Haft für KZ-Adjutant Höcker

Im Bielefelder Majdanek-Prozeß wurde das Urteil gesprochen / Der 77jährige ehemalige KZ-Adjutant erhielt vier Jahre Haft / Verschiedene Aspekte wurden strafmildernd gewertet / Haftbefehl bleibt ausgesetzt  ■  Von Bettina Markmeyer

Bielefeld (taz) - Zu vier Jahren Gefängnis wegen Beihilfe zum Mord in mindestens drei Fällen an jeweils mindestens 20 Menschen wurde am Mittwoch der 77jährige ehemalige Adjutant im Konzentrationslager Majdanek, Karl-Friedrich Höcker, vom Bielefelder Schwurgericht verurteilt.

Die Strafe wäre höher ausgefallen, sagte der Vorsitzende Richter Woiwode vor den zahlreich erschienenen ZuhörerInnen, wenn das Gericht nicht die von Höcker zum Teil verbüßte Strafe von sieben Jahren Zuchthaus aus dem Frankfurter Auschwitz-Prozeß hätte anrechnen müssen. Im einzelnen folgte er in seiner zweistündigen Urteilsbegründung weitgehend der Argumentation der Staatsanwaltschaft.

Höcker ist schuldig, weil er im Sommer 1943 als Adjutant Bestellungen für ZyklonB bei der Hamburger Lieferfirma „Tesch und Stabenow“ abzeichnete und weiterleitete. Unzweifelhaft stammt die Paraphe, ein großes „H“, auf den entsprechenden Schreiben, die dem Bielefelder Gericht vom Archiv des Museums in Majdanek zur Verfügung gestellt wurden, von ihm.

Durch Zeugenaussagen ist bewiesen, daß mit dem von Höcker bestellten Giftgas im Sommer und Herbst 1943 mindestens dreimal Menschen vergast wurden. Zweimal wurden Kinder in den Tod getrieben, einmal Frauen. Mindestens 20 Menschen seien es jeweils gewesen, sagt das Gericht. Zeugen hatten von hundert und mehr Kindern bei jeder Selektion gesprochen.
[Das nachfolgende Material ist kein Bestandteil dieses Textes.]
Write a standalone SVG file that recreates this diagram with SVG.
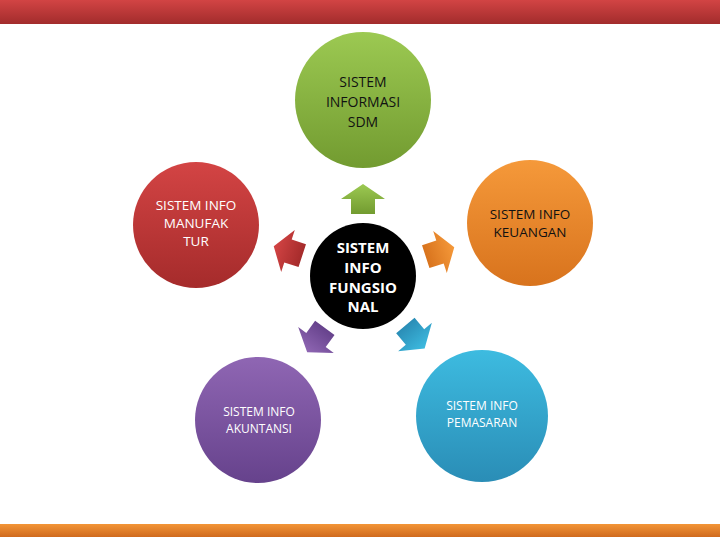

Als Adjutant, der „ein besonderes Vertrauensverhältnis zum Kommandanten hatte“ und diesen über alle Vorkommnisse im Lager unterrichten mußte, wußte Höcker nicht nur von den Massenmorden, sondern wollte sie auch. In seiner Funktion und als Dienstvorgesetzter war er ein Vorbild für die normalen SS-Mannschaften. Sein Verhalten sei „durch nichts gerechtfertigt“. Er habe gewußt, daß der Nazibefehl zur Vernichtung der Juden verbrecherisch sei und ihn dennoch mitausgeführt.

Das Gericht billigte dem ehemaligen SS-Oberscharführer strafmildernde Umstände zu, wie das hohe Alter und die seit den Taten lange verstrichene Zeit. „Fest steht“, sagte Richter Woiwode, „daß dieser Tatbeitrag im Vergleich zu anderen sehr gering war.“ Höcker sei in eine bestehende Organisation „hineingestellt worden“ und habe sich über seine Funktion hinaus „keine Exzesse“ geleistet. Die Beihilfe zum Mord „erschöpfte sich im Rahmen seiner Schreibtischtätigkeit“. Daß Höcker in deutschen Konzentrationslagern eine steile SS-Karriere machte, fiel in der Urteilsbegründung nicht ins Gewicht.

Wie üblich konnte der Verurteilte am 53.Verhandlungstag den Saal 1 des Landgerichts in Richtung Straßenbahnhaltestelle verlassen, um nach Hause zu fahren. Da Höcker bereits während des Verfahrens von der U-Haft verschont worden sei, stelle er auch jetzt keinen Haftantrag, beschied Staatsanwalt Brendle von der Kölner Zentralstelle zur Verfolgung von NS-Verbrechen. Fluchtgefahr bestehe nicht.

Höckers Anwälte haben angekündigt, beim Bundesgerichtshof gegen das Urteil Revision einzulegen. Selbst wenn diese verworfen würde, bliebe dann zu klären, ob Höcker noch haftfähig ist.